Two billion years of mantle evolution in sync with global tectonic cycles

Abstract The continental crust and sub-continental lithospheric mantle (SCLM) are co-dependent reservoirs in terms of their geochemistry, tectonics, and long-term evolution. Obtaining insight into the mechanisms of lithosphere formation and differentiation requires robust constraint on the complex petrological history of mantle rocks. This has proven difficult as samples from the deep mantle are rare and, although many may have formed in the Archean, no such age has been obtained directly from mantle-derived silicate minerals. Lutetium-hafnium geochronology of garnet has the potential of overcoming this limitation. In this study, this technique was applied on fragments of the SCLM exposed in the Norwegian Caledonides. The chronologic record of these rocks is rich and extensive, yet it is difficult to interpret and is, in part, inconsistent. Our Lu–Hf results from supersilicic pyrope in dunite provide the first Archean internal isochron ages for mantle rocks.
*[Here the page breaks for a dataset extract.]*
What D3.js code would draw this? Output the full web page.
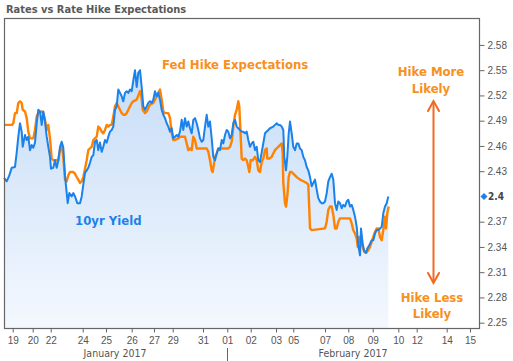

These ages are consistent with a period of juvenile crust formation worldwide and provide a record of deeply sourced mantle upwellings from >350 km depth. Results from fertile rock types indicate that melting and isotope re-equilibration occurred in sync with two Proterozoic supercontinent break-up events that are recorded in the Laurentian and Baltic lithospheres. Together, the results indicate that since its extraction during a period of rapid Archean crustal growth, the SCLM appears to have largely been at petro-physical and chemical stasis, with the exception of major episodes of continental break-up. The evolution of the SCLM is thus, highly punctuated and ultimately controlled by the Wilson cycle.